Para além da quebra automática do peso da economia petrolífera pela redução da produção, aponta, o factor decisivo foi a reforma cambial introduzida em 2017: “esta é a principal reforma; há 5 anos, com o dólar a valer 100 ou 160 kwanzas era impraticável impossível pensar em produzir o que quer que fosse em Angola, porque muito poucas vezes iria compensar o esforço face ao preço barato das importações”, explica.
“Nunca iria haver diversificação com esse câmbio”, salienta, admitindo que “o ajustamento foi muito exigente, para falar claro, trouxe perda de poder de compra e piores condições de vida para a população toda, é inegável, mas nesta altura, havendo ainda muitas dúvidas, passou a fazer sentido para uma série de agentes económicos ponderar produzir ou não em Angola, e há uns quantos que decidem que sim, que vale a pena produzir localmente”, sublinha.
Essa de dizer que a política cambial resultou em “piores condições de vida para a população toda” é digna de registo.
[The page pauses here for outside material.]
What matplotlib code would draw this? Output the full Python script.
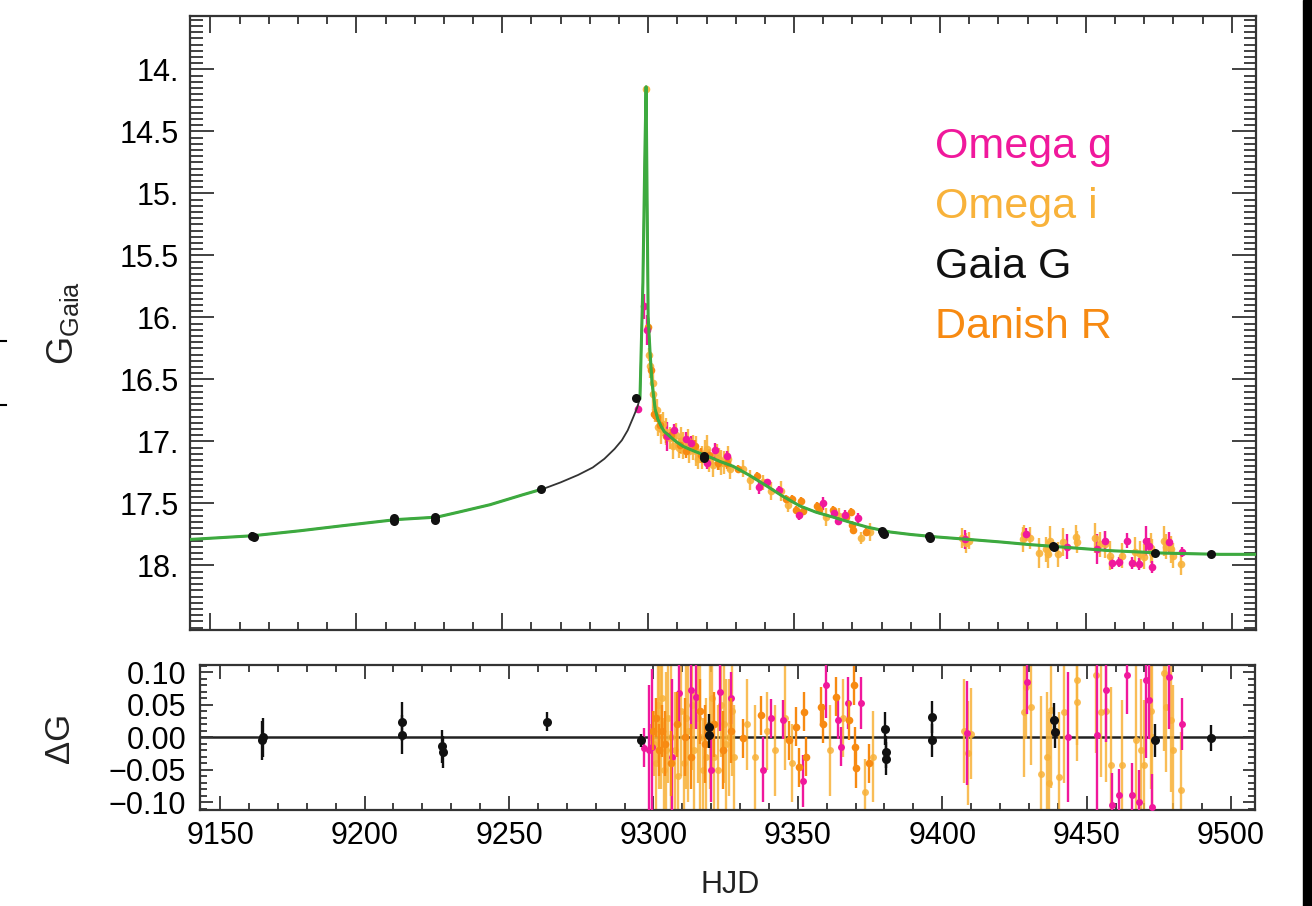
import numpy as np
import matplotlib.pyplot as plt
from matplotlib.ticker import MultipleLocator, FixedLocator, FuncFormatter
from matplotlib.lines import Line2D
from matplotlib.patches import Rectangle

plt.rcParams['font.family'] = ['Liberation Sans', 'DejaVu Sans']
plt.rcParams['mathtext.fontset'] = 'custom'
plt.rcParams['mathtext.rm'] = 'Liberation Sans'

C_G = '#F0189C'      # Omega g
C_I = '#F8B23A'      # Omega i
C_R = '#F78A12'      # Danish R
C_GAIA = '#111111'
C_MODEL = '#3DAA3F'

# model light curve
model_t = [9143.0, 9164.6, 9180.7, 9195.0, 9213.6, 9227.6, 9235.0, 9245.8,
           9250.0, 9257.0, 9264.3, 9270.0, 9276.0, 9281.0, 9285.0, 9288.5,
           9291.0, 9293.0, 9294.8, 9296.2, 9297.2, 9298.2, 9298.9, 9299.3,
           9299.7, 9300.0, 9300.6, 9301.3, 9302.4, 9303.3, 9304.5, 9305.5,
           9307.0, 9309.5, 9312.0, 9316.0, 9320.5, 9324.5, 9329.1, 9334.5,
           9340.7, 9346.0, 9352.0, 9357.5, 9363.4, 9369.0, 9375.0, 9382.9,
           9390.0, 9399.0, 9410.0, 9420.6, 9430.0, 9441.2, 9458.0, 9476.4,
           9496.0, 9508.3]
model_g = [17.79, 17.76, 17.72, 17.68, 17.63, 17.61, 17.57, 17.51,
           17.48, 17.43, 17.38, 17.33, 17.27, 17.21, 17.14, 17.06,
           16.99, 16.91, 16.81, 16.73, 16.65, 15.72, 14.65, 14.14,
           15.20, 15.99, 16.26, 16.52, 16.74, 16.82, 16.88, 16.92,
           16.95, 17.00, 17.04, 17.08, 17.12, 17.16, 17.20, 17.27,
           17.36, 17.44, 17.52, 17.57, 17.61, 17.65, 17.69, 17.73,
           17.75, 17.77, 17.79, 17.81, 17.83, 17.85, 17.88, 17.90,
           17.91, 17.91]

# Gaia G
gaia_t = [9164.4, 9164.8, 9212.8, 9213.0, 9226.9, 9227.1, 9263.3, 9295.8,
          9319.1, 9319.3, 9380.3, 9380.5, 9380.7, 9396.3, 9396.5, 9438.8,
          9439.0, 9473.8, 9493.0]
gaia_mag = [17.76, 17.77, 17.62, 17.64, 17.61, 17.63, 17.38, 16.65,
            17.12, 17.13, 17.72, 17.74, 17.75, 17.76, 17.78, 17.84,
            17.85, 17.90, 17.91]
gaia_res = [-0.005, 0.0, 0.024, 0.004, -0.014, -0.023, 0.024, -0.005,
            0.015, 0.004, 0.013, -0.023, -0.033, 0.031, -0.005, 0.027,
            0.008, -0.005, -0.002]
gaia_err = [0.03, 0.03, 0.03, 0.03, 0.025, 0.025, 0.015, 0.01,
            0.02, 0.02, 0.025, 0.025, 0.025, 0.025, 0.025, 0.025,
            0.025, 0.025, 0.02]

# Omega i
oi_t = [9299.3, 9300.2, 9301.5, 9302.5, 9303.5, 9305.0, 9306.0, 9307.5,
        9309.5, 9310.5, 9312.0, 9314.0, 9315.5, 9317.0, 9319.5, 9321.0,
        9323.5, 9325.0, 9326.0, 9328.0, 9332.5, 9335.0, 9339.5, 9342.0,
        9345.5, 9348.0, 9361.0, 9365.5, 9373.1, 9376.0, 9407.5, 9408.9,
        9410.0, 9428.3, 9428.9, 9430.7, 9434.1, 9436.4, 9437.0, 9437.6,
        9440.5, 9442.2, 9446.5, 9446.8, 9453.2, 9454.9, 9456.6, 9458.4,
        9462.4, 9467.0, 9468.7, 9469.9, 9472.2, 9472.7, 9476.8, 9477.4,
        9479.1, 9479.8, 9482.6,
        9300.8, 9301.8, 9303.0, 9304.5, 9308.5, 9311.2, 9313.5, 9316.3,
        9318.3, 9320.3, 9322.2, 9324.3, 9327.2]
oi_mag = [14.16, 16.30, 16.53, 16.74, 16.88, 16.86, 16.92, 16.97,
          16.95, 17.05, 17.03, 17.08, 17.05, 17.14, 17.09, 17.16,
          17.10, 17.17, 17.17, 17.22, 17.22, 17.31, 17.33, 17.40,
          17.40, 17.51, 17.61, 17.60, 17.78, 17.73, 17.78, 17.82,
          17.80, 17.79, 17.75, 17.78, 17.90, 17.87, 17.91, 17.80,
          17.91, 17.81, 17.77, 17.81, 17.78, 17.83, 17.83, 17.92,
          17.92, 17.89, 17.91, 17.93, 17.86, 17.90, 17.80, 17.85,
          17.87, 17.92, 17.99,
          16.39, 16.62, 16.75, 16.90, 17.04, 16.99, 17.00, 17.08,
          17.13, 17.06, 17.19, 17.14, 17.14]
oi_res = [0.0, -0.01, 0.05, 0.02, -0.05, 0.03, 0.0, -0.02,
          0.04, -0.04, 0.01, -0.02, 0.03, -0.05, 0.02, -0.03,
          0.05, -0.01, 0.0, -0.03, 0.02, -0.03, 0.01, -0.02,
          0.03, -0.04, -0.02, 0.03, -0.084, -0.03, 0.01, -0.025,
          0.005, 0.039, 0.077, 0.047, -0.056, -0.03, -0.071, 0.042,
          -0.061, 0.039, 0.088, 0.054, 0.095, 0.039, 0.041, -0.043,
          -0.043, -0.005, -0.02, -0.043, 0.041, 0.0, 0.098, 0.047,
          0.026, -0.02, -0.082,
          -0.04, 0.03, 0.06, -0.02, -0.06, 0.03, 0.05, 0.0,
          -0.03, 0.06, -0.05, 0.02, 0.04]
oi_err = [0.02, 0.05, 0.09, 0.1, 0.08, 0.1, 0.11, 0.09,
          0.1, 0.08, 0.11, 0.09, 0.1, 0.08, 0.1, 0.09,
          0.08, 0.1, 0.09, 0.08, 0.07, 0.08, 0.06, 0.07,
          0.08, 0.06, 0.07, 0.06, 0.05, 0.07, 0.08, 0.08,
          0.07, 0.1, 0.08, 0.09, 0.12, 0.1, 0.11, 0.12,
          0.1, 0.11, 0.1, 0.09, 0.12, 0.1, 0.11, 0.12,
          0.1, 0.12, 0.11, 0.1, 0.12, 0.11, 0.12, 0.1,
          0.11, 0.1, 0.09,
          0.1, 0.11, 0.09, 0.12, 0.1, 0.11, 0.1, 0.12,
          0.09, 0.11, 0.1, 0.09, 0.1]

# Danish R
dr_t = [9299.8, 9301.0, 9302.0, 9303.0, 9304.0, 9306.0, 9308.0, 9311.0,
        9313.0, 9316.0, 9318.0, 9321.0, 9324.0, 9327.0, 9330.9, 9337.3,
        9347.1, 9349.4, 9350.5, 9352.3, 9352.9, 9358.0, 9358.6, 9363.2,
        9367.8, 9369.6, 9369.9, 9370.2, 9374.8]
dr_mag = [16.08, 16.42, 16.78, 16.80, 16.87, 16.96, 16.95, 17.03,
          17.08, 17.04, 17.11, 17.11, 17.17, 17.17, 17.22, 17.28,
          17.46, 17.46, 17.55, 17.48, 17.56, 17.52, 17.55, 17.55,
          17.61, 17.57, 17.67, 17.71, 17.73]
dr_res = [0.01, 0.03, -0.02, 0.01, -0.01, -0.04, 0.02, 0.0,
          -0.03, 0.04, -0.01, 0.02, -0.02, 0.01, -0.002, 0.034,
          -0.005, 0.016, -0.046, 0.039, -0.03, 0.047, 0.021, 0.062,
          0.026, 0.08, -0.015, -0.048, -0.04]
dr_err = [0.03, 0.03, 0.04, 0.04, 0.05, 0.05, 0.05, 0.06,
          0.05, 0.05, 0.06, 0.05, 0.06, 0.05, 0.03, 0.03,
          0.03, 0.03, 0.03, 0.03, 0.03, 0.03, 0.03, 0.03,
          0.03, 0.03, 0.03, 0.03, 0.03]

# Omega g
og_t = [9296.6, 9298.6, 9299.6, 9306.5, 9309.0, 9313.1, 9314.8, 9320.0,
        9322.9, 9326.9, 9337.9, 9340.7, 9344.8, 9351.7, 9359.8, 9363.8,
        9364.9, 9367.3, 9371.8, 9408.6, 9429.5, 9443.4, 9453.7, 9456.6,
        9458.9, 9461.2, 9464.1, 9465.8, 9468.1, 9470.5, 9471.6, 9472.7,
        9478.5, 9483.1]
og_mag = [16.74, 15.91, 16.10, 16.96, 16.91, 16.98, 17.01, 17.17,
          17.07, 17.12, 17.37, 17.33, 17.39, 17.59, 17.50, 17.58,
          17.64, 17.59, 17.62, 17.79, 17.75, 17.85, 17.87, 17.80,
          17.98, 17.97, 17.80, 17.98, 17.99, 17.80, 17.84, 18.01,
          17.81, 17.89]
og_res = [-0.016, -0.02, -0.015, -0.03, 0.068, 0.072, 0.062, -0.05,
          0.07, 0.061, -0.05, 0.029, 0.027, -0.068, 0.08, 0.027,
          -0.015, 0.052, 0.052, 0.006, 0.085, 0.0, 0.003, 0.072,
          -0.105, -0.089, 0.095, -0.089, -0.1, 0.088, 0.057, -0.107,
          0.093, 0.021]
og_err = [0.03, 0.1, 0.12, 0.12, 0.05, 0.06, 0.05, 0.05,
          0.06, 0.04, 0.05, 0.03, 0.03, 0.04, 0.05, 0.03,
          0.03, 0.04, 0.04, 0.08, 0.05, 0.1, 0.12, 0.08,
          0.05, 0.04, 0.06, 0.05, 0.05, 0.12, 0.06, 0.05,
          0.08, 0.04]

legend_labels = ['Omega g', 'Omega i', 'Gaia G', 'Danish R']
legend_colors = [C_G, C_I, C_GAIA, C_R]
mag_ticks = [14, 14.5, 15, 15.5, 16, 16.5, 17, 17.5, 18]

W, H = 1312, 906
fig = plt.figure(figsize=(W / 100, H / 100), dpi=100)
ax1 = fig.add_axes([190 / W, 1 - 630 / H, (1256 - 190) / W, (630 - 16) / H])
ax2 = fig.add_axes([200 / W, 1 - 810 / H, (1255 - 200) / W, (810 - 665) / H])

# ---- top panel ----
mt = np.array(model_t)
mg = np.array(model_g)
green_part = (mt <= 9266) | (mt >= 9297)
ax1.plot(mt, mg, color='#333333', lw=1.3, zorder=3)
ax1.plot(mt, np.where(green_part, mg, np.nan), color=C_MODEL, lw=2.2, zorder=4)

kw = dict(fmt='o', capsize=0, elinewidth=1.7, markeredgewidth=0)
ax1.errorbar(oi_t, oi_mag, yerr=oi_err, color=C_I, ms=5.5, alpha=0.9, zorder=2, **kw)
ax1.errorbar(dr_t, dr_mag, yerr=dr_err, color=C_R, ms=5.5, zorder=2, **kw)
ax1.errorbar(og_t, og_mag, yerr=og_err, color=C_G, ms=5.5, zorder=2, **kw)
ax1.errorbar(gaia_t, gaia_mag, yerr=gaia_err, color=C_GAIA, ms=6.5, zorder=5, **kw)

ax1.set_xlim(9143, 9508.3)
ax1.set_ylim(18.52, 13.57)
ax1.xaxis.set_major_locator(MultipleLocator(50))
ax1.xaxis.set_minor_locator(MultipleLocator(10))
ax1.yaxis.set_major_locator(FixedLocator(mag_ticks))
ax1.yaxis.set_minor_locator(MultipleLocator(0.05))
ax1.yaxis.set_major_formatter(FuncFormatter(
    lambda v, p: f"{int(round(v))}." if abs(v - round(v)) < 1e-6 else f"{v:g}"))
ax1.tick_params(axis='both', which='both', direction='in', top=True, right=True,
                labelbottom=False, width=1.3, color='#333333')
ax1.tick_params(axis='y', which='major', length=17, labelsize=22, pad=8)
ax1.tick_params(axis='y', which='minor', length=9)
ax1.tick_params(axis='x', which='major', length=12)
ax1.tick_params(axis='x', which='minor', length=6)

for i, (lab, col) in enumerate(zip(legend_labels, legend_colors)):
    ax1.text(935 / W, 1 - (147 + 60 * i) / H, lab, color=col, fontsize=31,
             transform=fig.transFigure, ha='left', va='center')

# ---- residual panel ----
ax2.axhline(0, color='#222222', lw=1.8, zorder=1)
ax2.errorbar(oi_t, oi_res, yerr=oi_err, color=C_I, ms=5, alpha=0.85, zorder=2, **kw)
ax2.errorbar(og_t, og_res, yerr=og_err, color=C_G, ms=5, zorder=3, **kw)
ax2.errorbar(dr_t, dr_res, yerr=dr_err, color=C_R, ms=5.5, zorder=4, **kw)
ax2.errorbar(gaia_t, gaia_res, yerr=gaia_err, color=C_GAIA, ms=6.5, zorder=5, **kw)

ax2.set_xlim(9143, 9508.3)
ax2.set_ylim(-0.112, 0.111)
ax2.xaxis.set_major_locator(MultipleLocator(50))
ax2.xaxis.set_minor_locator(MultipleLocator(10))
ax2.yaxis.set_major_locator(MultipleLocator(0.05))
ax2.yaxis.set_minor_locator(MultipleLocator(0.01))
ax2.yaxis.set_major_formatter(FuncFormatter(
    lambda v, p: f"{v:.2f}".replace('-0.00', '0.00').replace('-', '\u2212')))
ax2.tick_params(axis='both', which='both', direction='in', top=True, right=True,
                width=1.3, color='#333333')
ax2.tick_params(axis='both', which='major', labelsize=22)
ax2.tick_params(axis='y', which='major', length=9, pad=10)
ax2.tick_params(axis='y', which='minor', length=5)
ax2.tick_params(axis='x', which='major', length=10, pad=8)
ax2.tick_params(axis='x', which='minor', length=5)

for ax in (ax1, ax2):
    for sp in ax.spines.values():
        sp.set_linewidth(1.6)
        sp.set_color('#333333')

fig.text(63 / W, 1 - 323 / H, r'G$_{\mathrm{Gaia}}$', rotation=90, fontsize=26,
         ha='center', va='center', color='#222222')
fig.text(60 / W, 1 - 738 / H, '\u0394G', rotation=90, fontsize=25,
         ha='center', va='center', color='#222222')
fig.text(730 / W, 1 - 885 / H, 'HJD', fontsize=22, ha='center', va='center',
         color='#222222')

# scan artefacts at the image edges
fig.add_artist(Rectangle((1303 / W, 0), 9 / W, 1, transform=fig.transFigure,
                         color='black', zorder=10))
for yy in (341, 405):
    fig.add_artist(Line2D([0, 6 / W], [1 - yy / H] * 2, transform=fig.transFigure,
                          color='black', lw=1.5))

fig.savefig('out.png', dpi=100)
Para a população toda? Sim, para toda se dessa toda se excluir a vasta classe dirigente, conjunto de nababos (sobretudo do MPLA) que vivem para se servir e não para servir.
Manter o câmbio artificialmente alto “é muito bom para o poder de compra das famílias angolanas, mas condiciona completamente o futuro da produção nacional angolana, era um câmbio que ao nível a que estava tornava praticamente impossível a ponderação de qualquer produção nacional que pudesse competir com a produção estrangeira, e por isso foi a reforma mais importante na diversificação”, diz o economista-chefe do BFA.
Para José Miguel Cerdeira, “esta tendência de quebra lenta da dependência do petróleo vai continuar, mantendo ainda uma influência determinante, porque basta pensar que ainda a esta altura, apesar de o consumo nacional ter um pouco mais de produtos nacionais com alguma substituição de importações, 99% das receitas de exportação vêm ainda de petróleo ou diamantes, pelo que o câmbio de Angola, e nesse sentido, o poder de compra da sua população, ainda está completamente dependente do volume de produção e preço desta matéria-prima”.
A previsão do gabinete de estudos económicos do BFA é que “o PIB (Produto Interno Bruto) petrolífero caia, a uma média entre os 2 a 4% ao ano até 2027”, caindo acima de 4% este ano e menos do que 2% em 2024.
“Para o PIB não petrolífero o cenário que consideramos agora é de um crescimento de 5 a 7%, em média, e para a economia como um todo, o cenário resultaria num crescimento médio entre 3 a 5% até 2027”, conclui o economista.